§ **What you should do**
Only the lines starting at the one with "Reproduce this chart with Bokeh." and ending at the one with "from bokeh.resources import INLINE" should be copied, exactly and with both ends kept.
****
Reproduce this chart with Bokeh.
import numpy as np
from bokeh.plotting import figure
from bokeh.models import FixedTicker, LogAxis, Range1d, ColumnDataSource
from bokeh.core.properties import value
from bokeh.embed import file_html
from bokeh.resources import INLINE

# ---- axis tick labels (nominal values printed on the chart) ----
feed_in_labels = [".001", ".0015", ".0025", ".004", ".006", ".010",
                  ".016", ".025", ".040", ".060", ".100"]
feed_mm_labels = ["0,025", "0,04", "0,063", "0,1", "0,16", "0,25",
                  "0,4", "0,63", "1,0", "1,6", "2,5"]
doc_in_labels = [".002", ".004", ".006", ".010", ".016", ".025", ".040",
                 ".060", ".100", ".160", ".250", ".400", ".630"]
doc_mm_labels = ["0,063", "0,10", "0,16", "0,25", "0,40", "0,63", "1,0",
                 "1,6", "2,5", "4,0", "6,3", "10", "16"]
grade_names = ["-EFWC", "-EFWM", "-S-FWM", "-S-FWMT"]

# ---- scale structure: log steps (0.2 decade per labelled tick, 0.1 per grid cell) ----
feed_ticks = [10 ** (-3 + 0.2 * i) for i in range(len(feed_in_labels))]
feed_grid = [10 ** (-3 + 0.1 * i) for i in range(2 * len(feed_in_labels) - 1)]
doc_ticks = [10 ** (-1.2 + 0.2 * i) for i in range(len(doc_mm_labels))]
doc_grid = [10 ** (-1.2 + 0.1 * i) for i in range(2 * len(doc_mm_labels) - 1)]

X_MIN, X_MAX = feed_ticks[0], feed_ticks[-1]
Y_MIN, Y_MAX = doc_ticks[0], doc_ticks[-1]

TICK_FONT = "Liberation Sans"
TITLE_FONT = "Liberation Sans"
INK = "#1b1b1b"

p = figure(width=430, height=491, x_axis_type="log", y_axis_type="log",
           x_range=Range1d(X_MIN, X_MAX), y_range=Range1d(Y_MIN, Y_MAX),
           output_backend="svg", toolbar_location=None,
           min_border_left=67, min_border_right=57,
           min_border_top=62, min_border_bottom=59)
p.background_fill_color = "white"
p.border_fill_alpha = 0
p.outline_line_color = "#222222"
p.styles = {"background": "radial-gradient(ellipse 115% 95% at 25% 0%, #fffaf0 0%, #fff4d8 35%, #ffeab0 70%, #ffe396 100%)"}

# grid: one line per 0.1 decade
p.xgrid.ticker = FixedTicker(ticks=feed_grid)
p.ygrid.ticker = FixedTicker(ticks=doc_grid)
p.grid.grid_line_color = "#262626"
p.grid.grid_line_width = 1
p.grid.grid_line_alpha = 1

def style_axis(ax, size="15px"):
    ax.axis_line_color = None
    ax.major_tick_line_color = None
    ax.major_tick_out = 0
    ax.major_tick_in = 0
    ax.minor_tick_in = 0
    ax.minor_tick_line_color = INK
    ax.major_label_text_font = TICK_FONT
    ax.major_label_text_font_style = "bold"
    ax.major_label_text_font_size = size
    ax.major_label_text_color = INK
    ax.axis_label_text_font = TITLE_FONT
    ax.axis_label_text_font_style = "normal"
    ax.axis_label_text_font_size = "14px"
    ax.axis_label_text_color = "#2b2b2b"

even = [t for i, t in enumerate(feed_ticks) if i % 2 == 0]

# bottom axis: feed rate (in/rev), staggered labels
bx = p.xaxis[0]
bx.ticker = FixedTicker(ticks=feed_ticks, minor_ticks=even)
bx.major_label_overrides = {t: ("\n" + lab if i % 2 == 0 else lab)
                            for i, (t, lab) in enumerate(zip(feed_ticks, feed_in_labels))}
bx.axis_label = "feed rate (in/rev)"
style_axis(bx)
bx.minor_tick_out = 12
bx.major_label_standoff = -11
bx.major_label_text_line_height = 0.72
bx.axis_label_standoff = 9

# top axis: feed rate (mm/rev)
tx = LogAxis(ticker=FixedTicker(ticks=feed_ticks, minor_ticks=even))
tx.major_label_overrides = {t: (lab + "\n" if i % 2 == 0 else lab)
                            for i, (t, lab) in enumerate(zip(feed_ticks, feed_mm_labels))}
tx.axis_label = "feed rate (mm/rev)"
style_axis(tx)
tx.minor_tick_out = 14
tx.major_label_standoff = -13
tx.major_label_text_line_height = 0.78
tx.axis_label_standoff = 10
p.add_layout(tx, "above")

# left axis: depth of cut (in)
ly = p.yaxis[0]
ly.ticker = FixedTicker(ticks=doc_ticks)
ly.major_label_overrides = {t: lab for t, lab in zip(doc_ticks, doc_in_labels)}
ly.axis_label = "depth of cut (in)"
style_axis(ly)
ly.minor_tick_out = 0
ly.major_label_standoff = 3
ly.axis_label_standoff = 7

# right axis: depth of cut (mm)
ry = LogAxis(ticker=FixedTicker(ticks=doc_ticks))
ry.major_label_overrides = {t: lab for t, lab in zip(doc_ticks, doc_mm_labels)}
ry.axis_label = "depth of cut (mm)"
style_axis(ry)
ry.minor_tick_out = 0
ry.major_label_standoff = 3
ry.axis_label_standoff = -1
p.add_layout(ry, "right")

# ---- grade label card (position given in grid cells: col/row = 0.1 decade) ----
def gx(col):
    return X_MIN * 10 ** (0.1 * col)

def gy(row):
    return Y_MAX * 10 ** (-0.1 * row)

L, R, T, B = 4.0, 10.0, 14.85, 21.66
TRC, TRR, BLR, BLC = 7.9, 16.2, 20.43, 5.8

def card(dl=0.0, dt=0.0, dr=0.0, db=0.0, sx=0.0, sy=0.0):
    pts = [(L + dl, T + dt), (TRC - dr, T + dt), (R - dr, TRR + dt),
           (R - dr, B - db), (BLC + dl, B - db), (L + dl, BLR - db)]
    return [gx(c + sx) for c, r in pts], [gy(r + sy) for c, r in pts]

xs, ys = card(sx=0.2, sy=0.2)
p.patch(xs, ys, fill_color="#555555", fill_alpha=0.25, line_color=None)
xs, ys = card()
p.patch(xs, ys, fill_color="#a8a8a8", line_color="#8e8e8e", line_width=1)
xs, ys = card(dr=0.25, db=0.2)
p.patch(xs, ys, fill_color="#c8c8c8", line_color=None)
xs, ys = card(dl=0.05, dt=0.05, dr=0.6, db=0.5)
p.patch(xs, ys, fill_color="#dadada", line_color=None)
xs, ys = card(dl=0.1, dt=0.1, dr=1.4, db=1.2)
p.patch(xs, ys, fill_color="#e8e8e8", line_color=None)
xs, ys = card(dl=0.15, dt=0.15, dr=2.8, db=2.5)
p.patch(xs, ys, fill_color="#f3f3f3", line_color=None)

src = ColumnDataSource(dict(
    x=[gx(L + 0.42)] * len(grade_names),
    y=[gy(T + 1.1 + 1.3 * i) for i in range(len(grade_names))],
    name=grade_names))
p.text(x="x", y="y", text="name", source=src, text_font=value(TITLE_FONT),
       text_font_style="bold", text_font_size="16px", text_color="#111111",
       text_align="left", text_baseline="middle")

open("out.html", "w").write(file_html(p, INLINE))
****
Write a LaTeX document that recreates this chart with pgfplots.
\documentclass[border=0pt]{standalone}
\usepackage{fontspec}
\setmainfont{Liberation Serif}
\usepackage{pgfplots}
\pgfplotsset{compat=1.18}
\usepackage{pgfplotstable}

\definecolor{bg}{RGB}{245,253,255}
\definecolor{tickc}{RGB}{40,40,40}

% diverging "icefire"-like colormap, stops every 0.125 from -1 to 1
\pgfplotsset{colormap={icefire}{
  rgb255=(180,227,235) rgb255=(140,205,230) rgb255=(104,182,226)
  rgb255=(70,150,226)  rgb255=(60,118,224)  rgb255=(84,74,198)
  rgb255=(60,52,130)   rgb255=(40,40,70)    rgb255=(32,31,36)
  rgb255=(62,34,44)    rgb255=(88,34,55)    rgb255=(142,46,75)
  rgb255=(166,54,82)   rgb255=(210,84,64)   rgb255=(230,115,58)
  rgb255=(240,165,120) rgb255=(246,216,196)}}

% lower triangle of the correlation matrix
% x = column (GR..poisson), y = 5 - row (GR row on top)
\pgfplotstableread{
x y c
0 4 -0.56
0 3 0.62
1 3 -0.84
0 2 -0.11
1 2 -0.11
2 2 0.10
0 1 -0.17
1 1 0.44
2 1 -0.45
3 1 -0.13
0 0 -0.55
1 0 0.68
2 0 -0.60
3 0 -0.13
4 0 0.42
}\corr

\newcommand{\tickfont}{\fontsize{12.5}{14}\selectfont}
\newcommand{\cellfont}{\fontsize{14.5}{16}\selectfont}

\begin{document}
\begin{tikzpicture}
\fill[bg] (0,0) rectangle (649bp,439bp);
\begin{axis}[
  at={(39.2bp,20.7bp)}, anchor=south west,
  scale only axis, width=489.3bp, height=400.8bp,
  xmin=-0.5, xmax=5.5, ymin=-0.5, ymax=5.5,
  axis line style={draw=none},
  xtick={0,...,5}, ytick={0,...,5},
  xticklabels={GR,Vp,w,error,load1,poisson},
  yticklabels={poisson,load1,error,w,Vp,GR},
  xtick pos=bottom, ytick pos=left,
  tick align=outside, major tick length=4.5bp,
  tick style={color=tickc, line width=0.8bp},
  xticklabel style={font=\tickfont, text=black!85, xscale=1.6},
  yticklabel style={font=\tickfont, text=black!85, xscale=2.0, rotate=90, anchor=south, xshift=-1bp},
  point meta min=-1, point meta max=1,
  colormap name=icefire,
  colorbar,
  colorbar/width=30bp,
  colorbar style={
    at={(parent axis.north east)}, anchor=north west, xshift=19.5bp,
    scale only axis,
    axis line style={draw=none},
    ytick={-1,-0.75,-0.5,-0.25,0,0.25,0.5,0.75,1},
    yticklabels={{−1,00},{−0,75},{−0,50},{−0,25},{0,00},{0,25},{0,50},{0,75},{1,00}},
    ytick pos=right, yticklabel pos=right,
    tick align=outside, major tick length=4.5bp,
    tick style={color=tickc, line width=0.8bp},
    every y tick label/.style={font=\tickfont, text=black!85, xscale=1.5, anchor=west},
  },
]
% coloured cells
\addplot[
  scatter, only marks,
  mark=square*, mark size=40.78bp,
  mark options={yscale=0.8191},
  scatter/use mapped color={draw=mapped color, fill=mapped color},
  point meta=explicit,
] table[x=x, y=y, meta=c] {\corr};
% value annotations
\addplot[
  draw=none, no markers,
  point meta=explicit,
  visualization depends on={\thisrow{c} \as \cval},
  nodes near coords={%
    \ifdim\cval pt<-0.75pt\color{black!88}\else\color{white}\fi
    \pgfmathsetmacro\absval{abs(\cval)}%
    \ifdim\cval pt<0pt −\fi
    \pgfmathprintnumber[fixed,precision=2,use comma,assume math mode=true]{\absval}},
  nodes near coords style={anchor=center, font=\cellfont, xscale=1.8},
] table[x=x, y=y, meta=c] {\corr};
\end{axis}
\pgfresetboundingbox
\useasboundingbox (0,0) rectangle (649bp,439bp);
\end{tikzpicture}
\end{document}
****
§ **Task result**
Reproduce this chart with Bokeh.
import numpy as np
from bokeh.plotting import figure
from bokeh.models import FixedTicker, LogAxis, Range1d, ColumnDataSource
from bokeh.core.properties import value
from bokeh.embed import file_html
from bokeh.resources import INLINE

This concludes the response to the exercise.